Furthermore, for the calculation of PECs information on the kinetics of primary biodegradation (degradation of the parent compound) is needed. It is difficult or almost impossible to derive kinetic biodegradation data directly from simple screening tests on ready biodegradation as they are normally available at base set level of the notification of new chemicals. Since ready biodegradation tests are based on the measurement of ultimate biodegradation, no direct correlation between the results from these tests and primary biodegradation exists. Therefore – as a first step – default half-life times/rate constants have to be assigned to substances according to the results obtained in screening tests.
For the prediction of biodegradation rates in the waste water treatment plant a tiered approach including three steps is proposed, whereby steps 2 and 3 are required only if the PEC needs to be refined. At the screening phase a default rate constant of 3 h-1 can be assigned to ready biodegradable compounds and to those which reached the corresponding pass level after acclimatisation. At the confirmatory phase rate constants should be directly determined from measurement of primary biodegradation or based on respirometric methods whereas at the investigative phase comparative measurements of influent and effluent concentrations replace the use of default values or calculated rate constants.

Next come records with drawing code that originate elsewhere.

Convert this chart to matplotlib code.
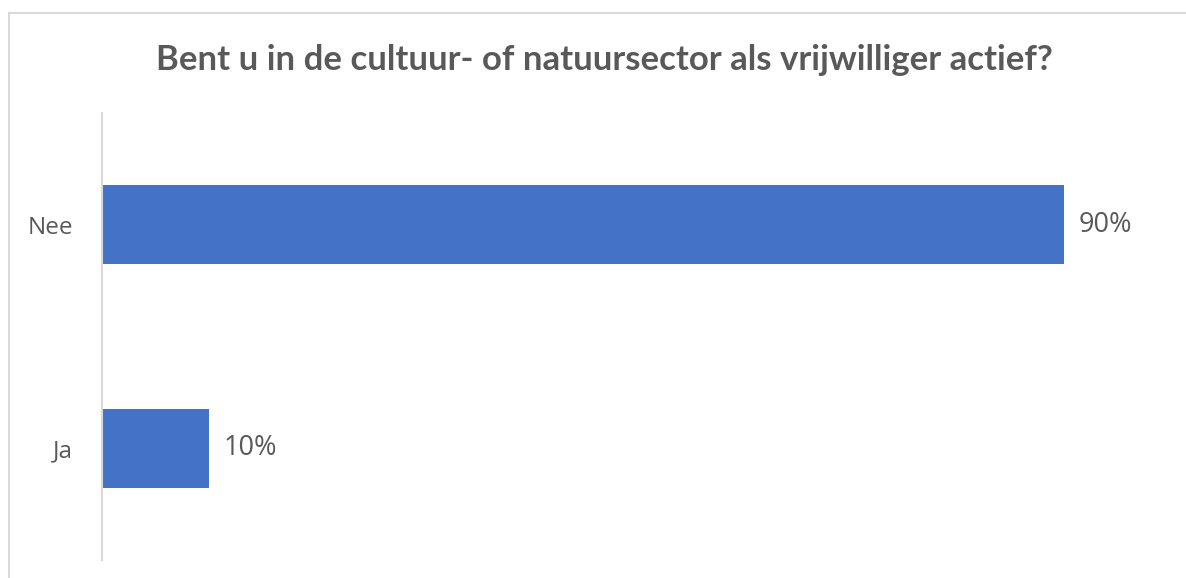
import matplotlib
matplotlib.use("Agg")
import matplotlib.pyplot as plt
from matplotlib.patches import Rectangle

categories = ["Ja", "Nee"]
values = [10, 90]
value_labels = ["10%", "90%"]
title = "Bent u in de cultuur- of natuursector als vrijwilliger actief?"

W, H = 1186, 578
fig = plt.figure(figsize=(W / 100, H / 100), dpi=100)
fig.patch.set_facecolor("white")

# outer chart border (left and top visible)
fig.add_artist(Rectangle((9 / W, -0.1), 1.2, (H - 13) / H + 0.1, transform=fig.transFigure,
                         fill=False, edgecolor="#D9D9D9", linewidth=1.5))

ax = fig.add_axes([102 / W, 1 - 560 / H, (1171 - 102) / W, (560 - 113) / H])
bars = ax.barh(range(len(categories)), values, height=0.355, color="#4472C4")
ax.set_xlim(0, 100)
ax.set_ylim(-0.5, 1.5)
ax.set_yticks(range(len(categories)))
ax.set_yticklabels(categories, fontsize=17.5, color="#595959", family="Open Sans")
ax.tick_params(axis="y", length=0, pad=21)
ax.set_xticks([])
for s in ["top", "right", "bottom"]:
    ax.spines[s].set_visible(False)
ax.spines["left"].set_color("#D9D9D9")
ax.spines["left"].set_linewidth(1.5)
for b, lab in zip(bars, value_labels):
    ax.text(b.get_width() + 1.4, b.get_y() + b.get_height() / 2, lab, va="center", ha="left",
            fontsize=19.5, color="#595959", family="Open Sans")

fig.text(604 / W, 1 - 60 / H, title, ha="center", va="center", fontsize=25,
         fontweight="bold", color="#595959", family="Lato")

fig.savefig("out.png", dpi=100)
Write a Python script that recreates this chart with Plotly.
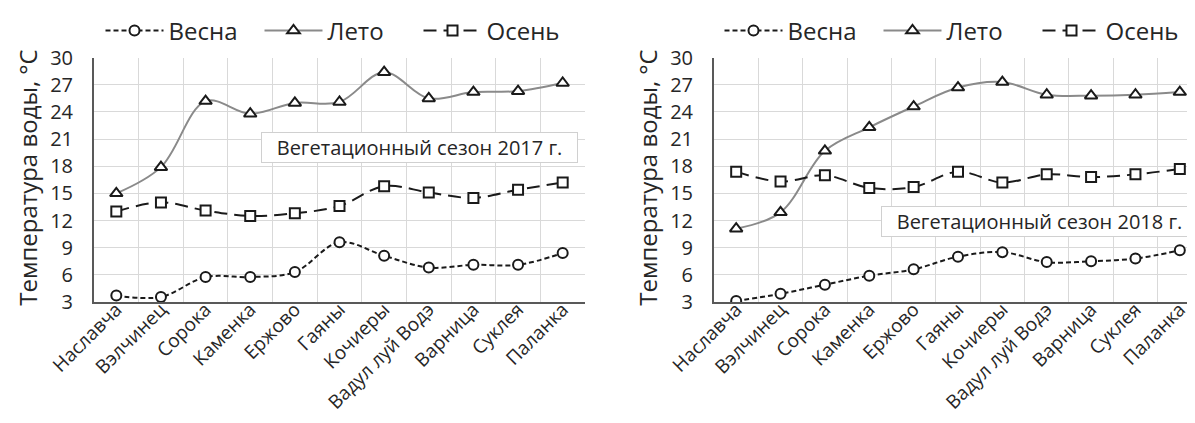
import plotly.graph_objects as go

sites = ["Наславча", "Вэлчинец", "Сорока", "Каменка", "Ержово", "Гаяны", "Кочиеры",
         "Вадул луй Водэ", "Варница", "Суклея", "Паланка"]

spring_2017 = [3.7, 3.55, 5.75, 5.75, 6.3, 9.6, 8.1, 6.8, 7.1, 7.1, 8.4]
summer_2017 = [15.0, 17.9, 25.2, 23.8, 25.0, 25.1, 28.4, 25.5, 26.2, 26.3, 27.2]
autumn_2017 = [13.0, 14.0, 13.1, 12.5, 12.8, 13.6, 15.8, 15.1, 14.5, 15.4, 16.2]

spring_2018 = [3.1, 3.9, 4.9, 5.9, 6.6, 8.0, 8.5, 7.4, 7.5, 7.8, 8.7]
summer_2018 = [11.1, 12.9, 19.7, 22.3, 24.6, 26.7, 27.3, 25.9, 25.8, 25.9, 26.2]
autumn_2018 = [17.4, 16.3, 17.0, 15.6, 15.7, 17.4, 16.2, 17.1, 16.8, 17.1, 17.7]

season_names = ["Весна", "Лето", "Осень"]
y_ticks = [3, 6, 9, 12, 15, 18, 21, 24, 27, 30]
y_title = "Температура воды, °С"
box_labels = ["Вегетационный сезон 2017 г.", "Вегетационный сезон 2018 г."]

FONT = "Open Sans"
TXT = "#262626"
W, H = 1195, 423

fig = go.Figure()

styles = [
    dict(line=dict(color="#1a1a1a", width=2, dash="5px,3px", shape="spline"),
         marker=dict(symbol="circle", size=10, color="white", line=dict(color="#1a1a1a", width=2))),
    dict(line=dict(color="#8a8a8a", width=2, shape="spline"),
         marker=dict(symbol="triangle-up", size=11, color="white", line=dict(color="#1a1a1a", width=2))),
    dict(line=dict(color="#1a1a1a", width=2, dash="13px,7px", shape="spline"),
         marker=dict(symbol="square", size=10, color="white", line=dict(color="#1a1a1a", width=2))),
]

datasets = [
    ([spring_2017, summer_2017, autumn_2017], "x", "y", "legend"),
    ([spring_2018, summer_2018, autumn_2018], "x2", "y2", "legend2"),
]
for series, xa, ya, lg in datasets:
    for name, vals, st in zip(season_names, series, styles):
        fig.add_trace(go.Scatter(
            x=sites, y=vals, name=name, mode="lines+markers",
            xaxis=xa, yaxis=ya, legend=lg, **st))

ydom = [1 - 293 / H, 1 - 47 / H]
xdoms = [[86 / W, 577 / W], [706 / W, 1194 / W]]

common_x = dict(
    type="category", range=[-0.5, 10.5], tickson="boundaries",
    showgrid=True, gridcolor="#d9d9d9", gridwidth=1,
    showline=True, linecolor="#595959", linewidth=2,
    ticks="", tickangle=-45, tickfont=dict(family=FONT, size=19, color=TXT),
    ticklabelstandoff=-13, automargin=False, mirror=False, zeroline=False,
)
common_y = dict(
    range=[3, 30], tickvals=y_ticks, showgrid=True, gridcolor="#d9d9d9", gridwidth=1,
    showline=True, linecolor="#595959", linewidth=2, ticks="",
    tickfont=dict(family=FONT, size=20, color=TXT), ticklabelstandoff=15,
    automargin=False, zeroline=False, domain=ydom,
)

legend_common = dict(orientation="h", xanchor="center", yanchor="middle",
                     font=dict(family=FONT, size=24, color=TXT), itemwidth=58,
                     entrywidth=86, entrywidthmode="pixels",
                     bgcolor="rgba(0,0,0,0)")

fig.update_layout(
    width=W, height=H, margin=dict(l=0, r=0, t=0, b=0),
    paper_bgcolor="white", plot_bgcolor="white",
    font=dict(family=FONT, color=TXT),
    xaxis=dict(domain=xdoms[0], anchor="y", **common_x),
    xaxis2=dict(domain=xdoms[1], anchor="y2", **common_x),
    yaxis=dict(anchor="x", **common_y),
    yaxis2=dict(anchor="x2", **common_y),
    legend=dict(x=331 / W, y=1 - 20 / H, **legend_common),
    legend2=dict(x=950 / W, y=1 - 20 / H, **legend_common),
    showlegend=True,
)

# y-axis titles
for xpx in (20, 640):
    fig.add_annotation(xref="paper", yref="paper", x=xpx / W, y=1 - 168 / H,
                       text=y_title, textangle=-90, showarrow=False,
                       font=dict(family=FONT, size=24, color=TXT),
                       xanchor="center", yanchor="middle")

# season boxes
for (cx, cy), label in zip([(411.5, 137.5), (1031.5, 212)], box_labels):
    fig.add_annotation(xref="paper", yref="paper", x=cx / W, y=1 - cy / H,
                       text=label, showarrow=False, xanchor="center", yanchor="middle",
                       font=dict(family=FONT, size=20, color=TXT),
                       bgcolor="white", bordercolor="#d0d0d0", borderwidth=1,
                       borderpad=1, width=313, height=27)

fig.write_html("out.html")
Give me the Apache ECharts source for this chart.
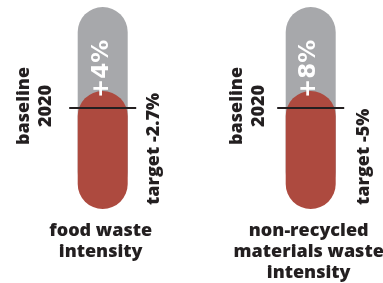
<!DOCTYPE html>
<html>
<head>
<meta charset="utf-8">
<script src="https://cdn.jsdelivr.net/npm/echarts@6/dist/echarts.min.js"></script>
<style>
  html, body { margin: 0; padding: 0; background: #fff; }
  #chart { width: 383px; height: 283px; }
</style>
</head>
<body>
<div id="chart"></div>
<script>
// data
const categories = ['food waste\nintensity', 'non-recycled\nmaterials waste\nintensity'];
const changes = [4, 8];          // % change since baseline 2020
const targets = [-2.7, -5];      // target %
const baselineText = 'baseline\n2020';

const GRAY = '#a7a8ab';
const RED = '#ad4a3f';
const INK = '#231f20';
const FONT = '"Open Sans", sans-serif';

// where each panel sits and how its side texts are offset from the bar centre
const panels = [
  { left: 52.7, baseDx: -68, targetDx: 51, changeDx: -1 },
  { left: 260.7, baseDx: -63, targetDx: 53, changeDx: -2 }
];

const chart = echarts.init(document.getElementById('chart'));

const grids = [], xAxes = [], yAxes = [], series = [];
panels.forEach((p, i) => {
  grids.push({ left: p.left, top: 7, width: 100, height: 202, outerBoundsMode: 'none', containLabel: false });
  xAxes.push({
    gridIndex: i,
    type: 'category',
    data: [categories[i]],
    axisLine: { show: false },
    axisTick: { show: false },
    axisLabel: {
      margin: 11,
      padding: [0, 4, 0, 0],
      color: INK,
      fontFamily: FONT,
      fontWeight: 800,
      fontSize: 18,
      lineHeight: 21,
      interval: 0
    }
  });
  yAxes.push({ gridIndex: i, type: 'value', min: -changes[i], max: changes[i], show: false });
  series.push({
    type: 'custom',
    xAxisIndex: i,
    yAxisIndex: i,
    data: [[0, changes[i], targets[i]]],
    renderItem: function (params, api) {
      const v = api.value(1);
      const t = api.value(2);
      const top = api.coord([0, v]);
      const zero = api.coord([0, 0]);
      const bottom = api.coord([0, -v]);
      const w = api.size([1, 0])[0] * 0.5;
      const cx = top[0];
      const r = w / 2;
      return {
        type: 'group',
        children: [
          { type: 'rect', shape: { x: cx - r, y: top[1], width: w, height: bottom[1] - top[1] - 12, r: r },
            style: { fill: GRAY } },
          { type: 'rect', shape: { x: cx - r, y: zero[1] - 17, width: w, height: bottom[1] - zero[1] + 17, r: r },
            style: { fill: RED } },
          { type: 'line', shape: { x1: cx - r - 8.5, y1: zero[1], x2: cx + r + 8.5, y2: zero[1] },
            style: { stroke: INK, lineWidth: 2 } },
          { type: 'text', x: cx + p.changeDx, y: zero[1] - 10, rotation: Math.PI / 2,
            style: { text: '+' + v + '%', fill: '#fff', font: 'bold 23px "DejaVu Sans"',
              textAlign: 'left', textVerticalAlign: 'middle' } },
          { type: 'text', x: cx + p.baseDx, y: zero[1] - 2, rotation: Math.PI / 2,
            style: { text: baselineText, fill: INK, font: '800 18px ' + FONT, lineHeight: 22,
              textAlign: 'center', textVerticalAlign: 'middle' } },
          { type: 'text', x: cx + p.targetDx, y: bottom[1] - 4, rotation: Math.PI / 2,
            style: { text: 'target ' + t + '%', fill: INK, font: '800 18px ' + FONT,
              textAlign: 'left', textVerticalAlign: 'middle' } }
        ]
      };
    }
  });
});

chart.setOption({
  animation: false,
  grid: grids,
  xAxis: xAxes,
  yAxis: yAxes,
  series: series
});
</script>
</body>
</html>
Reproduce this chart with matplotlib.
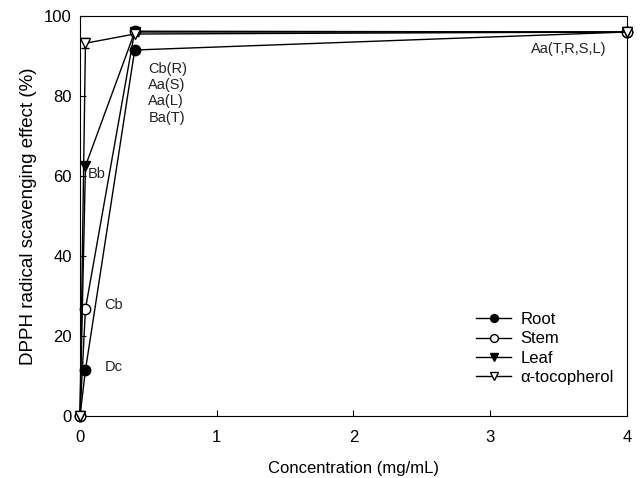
import matplotlib
matplotlib.use("Agg")
import matplotlib.pyplot as plt

plt.rcParams['font.family'] = ['Liberation Sans', 'DejaVu Sans']

conc = [0, 0.04, 0.4, 4]
root = [0, 11.5, 91.5, 96]
stem = [0, 26.8, 96.2, 96]
leaf = [0, 62.5, 96, 96]
toco = [0, 93.2, 95.5, 96]
toco_err = [0, 1.2, 0.5, 0.3]

labels_series = ["Root", "Stem", "Leaf", "\u03b1-tocopherol"]

fig = plt.figure(figsize=(6.43, 4.78), dpi=100)
ax = fig.add_axes([0.1244, 0.1297, 0.8506, 0.8368])

lw = 1.0
ms = 7.5
ax.errorbar(conc, toco, yerr=toco_err, fmt='none', ecolor='black', capsize=3, elinewidth=lw, clip_on=False)
ax.plot(conc, root, '-', color='black', lw=lw, marker='o', ms=ms, mfc='black', mec='black', label=labels_series[0], clip_on=False, zorder=3)
ax.plot(conc, stem, '-', color='black', lw=lw, marker='o', ms=ms, mfc='white', mec='black', label=labels_series[1], clip_on=False, zorder=3)
ax.plot(conc, leaf, '-', color='black', lw=lw, marker='v', ms=ms, mfc='black', mec='black', label=labels_series[2], clip_on=False, zorder=3)
ax.plot(conc, toco, '-', color='black', lw=lw, marker='v', ms=ms, mfc='white', mec='black', label=labels_series[3], clip_on=False, zorder=3)

ax.set_xlim(0, 4)
ax.set_ylim(0, 100)
ax.set_xticks([0, 1, 2, 3, 4])
ax.set_yticks([0, 20, 40, 60, 80, 100])
ax.tick_params(direction='in', length=4, labelsize=12)
ax.tick_params(axis='x', pad=10)
ax.tick_params(axis='y', pad=6)
ax.set_xlabel("Concentration (mg/mL)", fontsize=12, labelpad=11.5)
ax.set_ylabel("DPPH radical scavenging effect (%)", fontsize=13.5, labelpad=5)

fs = 10.5
tc = '#222222'
ax.text(0.18, 12.2, "Dc", fontsize=fs, ha='left', va='center', color=tc)
ax.text(0.18, 27.7, "Cb", fontsize=fs, ha='left', va='center', color=tc)
ax.text(0.06, 60.5, "Bb", fontsize=fs, ha='left', va='center', color=tc)
ax.text(0.5, 88.5, "Cb(R)\nAa(S)\nAa(L)\nBa(T)", fontsize=fs, ha='left', va='top', color=tc, linespacing=1.2)
ax.text(3.85, 93.5, "Aa(T,R,S,L)", fontsize=fs, ha='right', va='top', color=tc)

leg = ax.legend(loc='lower right', bbox_to_anchor=(1.0, 0.045), frameon=False, fontsize=12,
                handlelength=2.1, labelspacing=0.25, handletextpad=0.55, borderpad=0.3, markerscale=0.75)

fig.savefig("out.png", dpi=100)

An attempt was made to derive biodegradation half-life times for surface waters and soil by evaluating a biodegradation database and industry biodegradation data but due to the limitations of the available data no recommendations on scientifically based default values to be used at screening level could be given although the data suggest that the default values used within existing risk assessment schemes may be overly conservative. At the confirmatory phase the biodegradation rates in soil and surface waters will have to be derived from primary biodegradation testing requiring specific analytical methods or radiolabelled materials. For soil, standard simulation tests are available.